Start Records for this exercise

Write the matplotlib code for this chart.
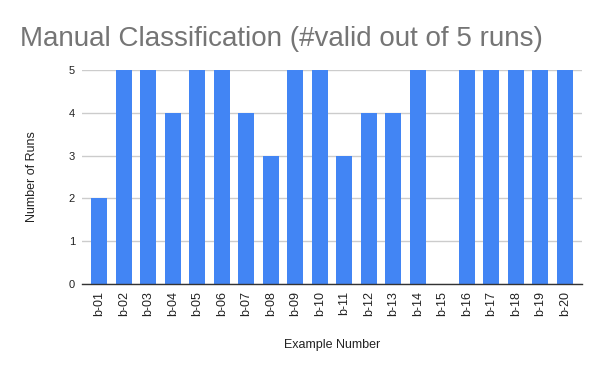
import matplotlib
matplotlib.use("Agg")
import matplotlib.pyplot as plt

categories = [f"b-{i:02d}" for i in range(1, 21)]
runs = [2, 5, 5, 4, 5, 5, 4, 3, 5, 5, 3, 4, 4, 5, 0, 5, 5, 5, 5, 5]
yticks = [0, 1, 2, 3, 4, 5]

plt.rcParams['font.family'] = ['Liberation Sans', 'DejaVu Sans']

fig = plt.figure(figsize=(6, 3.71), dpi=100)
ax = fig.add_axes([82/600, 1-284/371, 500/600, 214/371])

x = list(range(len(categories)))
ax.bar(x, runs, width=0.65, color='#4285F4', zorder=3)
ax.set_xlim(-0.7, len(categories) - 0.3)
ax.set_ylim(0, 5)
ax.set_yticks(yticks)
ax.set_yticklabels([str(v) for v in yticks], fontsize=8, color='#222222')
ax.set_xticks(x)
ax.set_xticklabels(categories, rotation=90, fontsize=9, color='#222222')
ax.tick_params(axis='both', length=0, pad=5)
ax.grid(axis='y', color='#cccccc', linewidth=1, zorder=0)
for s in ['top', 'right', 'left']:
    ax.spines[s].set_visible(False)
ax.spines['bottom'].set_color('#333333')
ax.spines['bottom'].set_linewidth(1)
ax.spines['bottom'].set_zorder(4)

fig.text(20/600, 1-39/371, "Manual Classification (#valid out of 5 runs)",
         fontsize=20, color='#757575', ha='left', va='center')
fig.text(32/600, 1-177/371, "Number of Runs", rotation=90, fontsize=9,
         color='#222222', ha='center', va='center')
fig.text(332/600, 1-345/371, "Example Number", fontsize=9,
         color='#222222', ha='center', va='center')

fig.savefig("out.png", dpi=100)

End Records for this exercise
Start Records for this exercise

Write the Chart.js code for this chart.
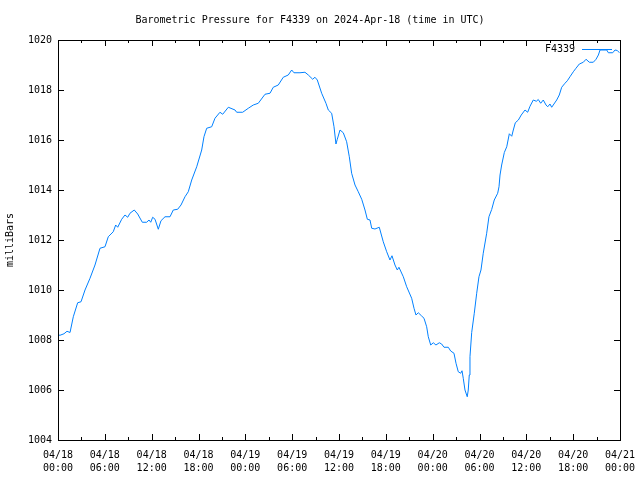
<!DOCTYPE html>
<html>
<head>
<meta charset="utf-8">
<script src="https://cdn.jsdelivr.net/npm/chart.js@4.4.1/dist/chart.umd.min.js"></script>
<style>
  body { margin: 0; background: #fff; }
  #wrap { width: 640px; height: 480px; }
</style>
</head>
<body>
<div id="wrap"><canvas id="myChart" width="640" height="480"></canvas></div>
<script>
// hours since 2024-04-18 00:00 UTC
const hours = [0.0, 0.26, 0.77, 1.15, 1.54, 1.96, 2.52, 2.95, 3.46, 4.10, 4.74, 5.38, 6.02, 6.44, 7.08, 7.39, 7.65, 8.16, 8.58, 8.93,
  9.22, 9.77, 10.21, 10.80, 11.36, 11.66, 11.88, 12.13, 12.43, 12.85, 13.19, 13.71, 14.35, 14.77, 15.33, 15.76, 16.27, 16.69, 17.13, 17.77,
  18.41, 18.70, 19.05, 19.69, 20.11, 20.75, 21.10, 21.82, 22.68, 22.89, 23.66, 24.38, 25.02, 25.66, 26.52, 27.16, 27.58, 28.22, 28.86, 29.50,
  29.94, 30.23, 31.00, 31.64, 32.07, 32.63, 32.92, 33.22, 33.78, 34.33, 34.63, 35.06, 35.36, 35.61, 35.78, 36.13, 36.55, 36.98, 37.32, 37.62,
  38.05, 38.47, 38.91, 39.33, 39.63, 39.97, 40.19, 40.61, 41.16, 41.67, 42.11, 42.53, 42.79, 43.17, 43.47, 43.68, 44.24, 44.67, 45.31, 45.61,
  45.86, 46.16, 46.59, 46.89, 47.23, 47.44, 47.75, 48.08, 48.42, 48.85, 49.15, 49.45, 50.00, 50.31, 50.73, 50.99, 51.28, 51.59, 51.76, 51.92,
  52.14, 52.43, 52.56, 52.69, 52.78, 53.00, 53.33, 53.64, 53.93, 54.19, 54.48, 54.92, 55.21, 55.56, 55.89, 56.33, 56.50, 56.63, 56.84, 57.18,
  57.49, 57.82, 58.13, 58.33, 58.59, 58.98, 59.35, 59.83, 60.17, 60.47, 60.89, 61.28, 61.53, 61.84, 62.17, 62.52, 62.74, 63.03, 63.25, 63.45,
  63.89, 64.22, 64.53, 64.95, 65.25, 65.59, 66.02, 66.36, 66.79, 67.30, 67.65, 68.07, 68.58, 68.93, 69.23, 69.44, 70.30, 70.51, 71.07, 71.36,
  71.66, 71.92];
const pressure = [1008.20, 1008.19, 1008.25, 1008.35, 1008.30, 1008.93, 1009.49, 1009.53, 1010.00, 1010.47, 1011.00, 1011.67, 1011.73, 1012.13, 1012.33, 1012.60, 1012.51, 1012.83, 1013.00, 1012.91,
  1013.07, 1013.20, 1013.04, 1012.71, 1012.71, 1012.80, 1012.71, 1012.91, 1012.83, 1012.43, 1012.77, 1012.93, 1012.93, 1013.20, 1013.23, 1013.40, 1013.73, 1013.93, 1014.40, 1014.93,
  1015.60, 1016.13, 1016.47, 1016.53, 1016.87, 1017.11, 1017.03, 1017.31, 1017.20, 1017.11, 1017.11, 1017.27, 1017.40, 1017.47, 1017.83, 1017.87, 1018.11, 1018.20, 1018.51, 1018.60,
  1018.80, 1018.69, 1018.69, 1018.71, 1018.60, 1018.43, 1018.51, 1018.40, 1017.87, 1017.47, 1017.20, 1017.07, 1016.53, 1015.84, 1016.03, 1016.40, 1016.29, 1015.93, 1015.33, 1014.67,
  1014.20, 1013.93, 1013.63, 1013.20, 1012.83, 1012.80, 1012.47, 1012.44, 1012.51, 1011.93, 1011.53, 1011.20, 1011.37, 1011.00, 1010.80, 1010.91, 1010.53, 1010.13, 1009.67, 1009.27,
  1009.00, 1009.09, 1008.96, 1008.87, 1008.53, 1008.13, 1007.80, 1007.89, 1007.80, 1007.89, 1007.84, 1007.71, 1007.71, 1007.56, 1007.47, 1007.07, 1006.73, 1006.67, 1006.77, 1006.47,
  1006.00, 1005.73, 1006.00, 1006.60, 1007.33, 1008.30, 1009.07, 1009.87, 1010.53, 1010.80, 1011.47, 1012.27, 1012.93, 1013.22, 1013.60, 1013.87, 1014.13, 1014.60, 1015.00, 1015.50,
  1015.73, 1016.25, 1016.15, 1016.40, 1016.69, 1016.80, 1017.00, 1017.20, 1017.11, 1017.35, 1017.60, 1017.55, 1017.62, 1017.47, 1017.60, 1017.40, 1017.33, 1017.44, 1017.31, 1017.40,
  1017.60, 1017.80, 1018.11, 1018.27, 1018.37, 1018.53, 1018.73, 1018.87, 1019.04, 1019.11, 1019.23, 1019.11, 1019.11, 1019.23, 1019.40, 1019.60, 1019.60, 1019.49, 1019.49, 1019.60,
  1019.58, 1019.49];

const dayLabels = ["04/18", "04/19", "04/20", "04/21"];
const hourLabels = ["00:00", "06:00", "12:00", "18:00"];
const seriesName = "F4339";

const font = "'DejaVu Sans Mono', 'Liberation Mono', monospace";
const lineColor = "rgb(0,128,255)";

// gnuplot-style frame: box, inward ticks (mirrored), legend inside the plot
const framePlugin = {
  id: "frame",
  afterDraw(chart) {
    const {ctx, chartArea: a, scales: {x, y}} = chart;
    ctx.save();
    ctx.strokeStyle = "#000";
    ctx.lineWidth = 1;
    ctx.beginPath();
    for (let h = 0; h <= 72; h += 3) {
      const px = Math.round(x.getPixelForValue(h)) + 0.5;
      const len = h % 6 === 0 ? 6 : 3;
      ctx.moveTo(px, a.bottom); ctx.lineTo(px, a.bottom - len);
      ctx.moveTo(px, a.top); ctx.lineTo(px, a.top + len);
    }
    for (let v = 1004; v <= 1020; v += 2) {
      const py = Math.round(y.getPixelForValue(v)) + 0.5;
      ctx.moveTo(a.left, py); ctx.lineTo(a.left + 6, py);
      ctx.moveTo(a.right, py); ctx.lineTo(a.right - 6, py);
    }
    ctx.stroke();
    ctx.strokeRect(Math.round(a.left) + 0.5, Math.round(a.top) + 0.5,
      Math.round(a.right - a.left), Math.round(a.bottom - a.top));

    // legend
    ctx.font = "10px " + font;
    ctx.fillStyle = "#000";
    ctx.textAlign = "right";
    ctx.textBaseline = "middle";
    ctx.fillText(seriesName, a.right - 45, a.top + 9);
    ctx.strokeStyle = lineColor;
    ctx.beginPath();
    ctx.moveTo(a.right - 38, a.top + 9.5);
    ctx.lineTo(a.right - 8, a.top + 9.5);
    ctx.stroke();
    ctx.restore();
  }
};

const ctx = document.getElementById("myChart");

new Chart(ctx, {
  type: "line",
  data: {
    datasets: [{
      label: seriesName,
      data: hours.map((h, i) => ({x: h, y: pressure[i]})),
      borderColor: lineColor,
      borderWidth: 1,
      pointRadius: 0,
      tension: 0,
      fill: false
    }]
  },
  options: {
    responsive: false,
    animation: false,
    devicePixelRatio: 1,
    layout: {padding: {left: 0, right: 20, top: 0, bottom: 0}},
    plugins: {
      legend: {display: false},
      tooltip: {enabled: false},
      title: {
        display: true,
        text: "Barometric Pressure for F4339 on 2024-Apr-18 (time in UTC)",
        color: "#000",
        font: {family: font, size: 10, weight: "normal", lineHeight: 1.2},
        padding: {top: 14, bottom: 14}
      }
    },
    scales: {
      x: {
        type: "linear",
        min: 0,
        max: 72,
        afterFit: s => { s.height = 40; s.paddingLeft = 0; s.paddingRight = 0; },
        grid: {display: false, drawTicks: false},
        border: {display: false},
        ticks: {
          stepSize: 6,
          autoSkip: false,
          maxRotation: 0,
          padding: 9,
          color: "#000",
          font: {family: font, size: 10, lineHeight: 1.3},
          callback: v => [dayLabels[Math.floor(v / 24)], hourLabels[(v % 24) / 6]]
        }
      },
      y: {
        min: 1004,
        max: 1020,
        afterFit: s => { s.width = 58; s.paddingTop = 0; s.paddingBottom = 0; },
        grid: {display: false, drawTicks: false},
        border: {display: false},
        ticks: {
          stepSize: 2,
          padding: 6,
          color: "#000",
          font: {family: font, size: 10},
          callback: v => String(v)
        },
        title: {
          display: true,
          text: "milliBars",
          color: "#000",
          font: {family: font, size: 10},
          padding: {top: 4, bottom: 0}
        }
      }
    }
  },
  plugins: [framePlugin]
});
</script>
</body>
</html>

End Records for this exercise

Objective: Retype, word for word, only the lines from the one containing "Write the matplotlib code for this chart." through the one containing "ax = fig.add_axes([82/600, 1-284/371, 500/600, 214/371])", both included, and leave out any pictures.

Finished answer:
Write the matplotlib code for this chart.
import matplotlib
matplotlib.use("Agg")
import matplotlib.pyplot as plt

categories = [f"b-{i:02d}" for i in range(1, 21)]
runs = [2, 5, 5, 4, 5, 5, 4, 3, 5, 5, 3, 4, 4, 5, 0, 5, 5, 5, 5, 5]
yticks = [0, 1, 2, 3, 4, 5]

plt.rcParams['font.family'] = ['Liberation Sans', 'DejaVu Sans']

fig = plt.figure(figsize=(6, 3.71), dpi=100)
ax = fig.add_axes([82/600, 1-284/371, 500/600, 214/371])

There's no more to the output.